Nov 4, 2009, 15:48 GMT
Dresden, Germany - A German admitted Wednesday that he killed an Egyptian woman and wounded her husband with a knife in a courtroom, claiming he did so because he was under 'stress' and not because of his racist views.
Alex W, aged 28, offered no apology in the six-page statement which he had apparently intended to read aloud at his murder trial in Dresden. It was read for him by his lawyer Veikko Bartel instead.
'I can't even understand any more why I committed this crime,' W said, denying that the attack had been pre-meditated. 'It is true that I have anti-foreigner attitudes, but that was not my motivation, the statement said. 'I was in a state of fear and panic.'
He said the court case, in which he faced harsh punishment for criminally insulting Marwa al-Shirbini, 31, had put him under stress and made him fearful of going to jail. He had felt 'powerless' and 'unfairly treated by the state, especially the bureaucracy.'
After the attack, 'I was sorry it had happened and that my life was ruined and that I had not been shot dead myself,' he said.
He faces lifelong prison if convicted of murder and attempted murder.
The July 1 attack outraged people in Egypt. Al-Shirbini's 3-year-old son saw his pregnant mother die in a pool of blood from multiple stab wounds.
W has refused for weeks to answer questions by the police. Apart from one violent outburst, he has been silent since his trial began last week, staring at the ground and keeping his head covered by a hood attached to his sweater.
When his lawyer asked him to make the statement, he told Bartel, 'I can't do it.' Bartel coaxed him, 'You have to,' but he refused.
Presiding judge Birgit Wiegand asked him if the lawyer had drafted the statement in W's own words, and he said, 'Yes,' his first word addressed to the court. The judge later asked him if he would answer some questions about it, but he told her, 'No.'
Heiko Lesch, a lawyer representing al-Shirbini's widower, responded that W was just trying to play down the crime.
Lesch said the attempt to portray the attack as spur of the moment was contradicted by the evidence that W took a knife to court, and the denial of a racist motive meant nothing, since W had said before the crime that he believed Muslims had 'no right to life.'
'I regard that as the true motive,' said Lesch.
W, who was born and raised in Russia, claimed the murder weapon was a knife that he had kept in his backpack for many weeks.
'I did not intend to use it to attack her and her husband,' he claimed.
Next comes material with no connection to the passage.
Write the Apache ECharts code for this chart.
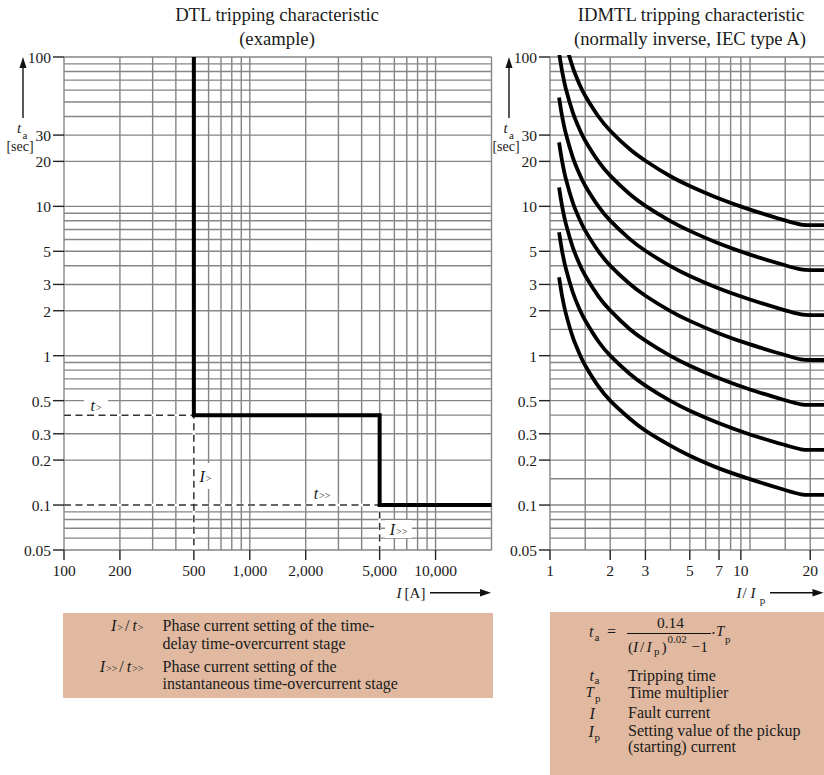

He said his memories of July 1 were incomplete, but he recalled 'ordering myself to stand up and attack her.' He said at that moment, everyone in court seemed like shadows and mere shapes.
Witnessed told the court that W had repeatedly spoken hatefully about foreigners and declared his pride in the German citizenship he obtained under a government programme to repatriate descendants of long-ago German emigrants.
One recalled him saying he would kill Muslims if he ever got an automatic weapon in his hands. No more witnesses are to appear.
The court in Dresden was to hear a court psychologist explain Thursday why W is sane. The prosecution and defence are to make their speeches Monday and Tuesday and a verdict is expected on November 11.
The trial is being closely followed in the Islamic world.
The attack on al-Shirbini happened during an appeal hearing after W had already been ordered to pay a fine for insulting the headscarf- wearing mother at a children's playground in 2008.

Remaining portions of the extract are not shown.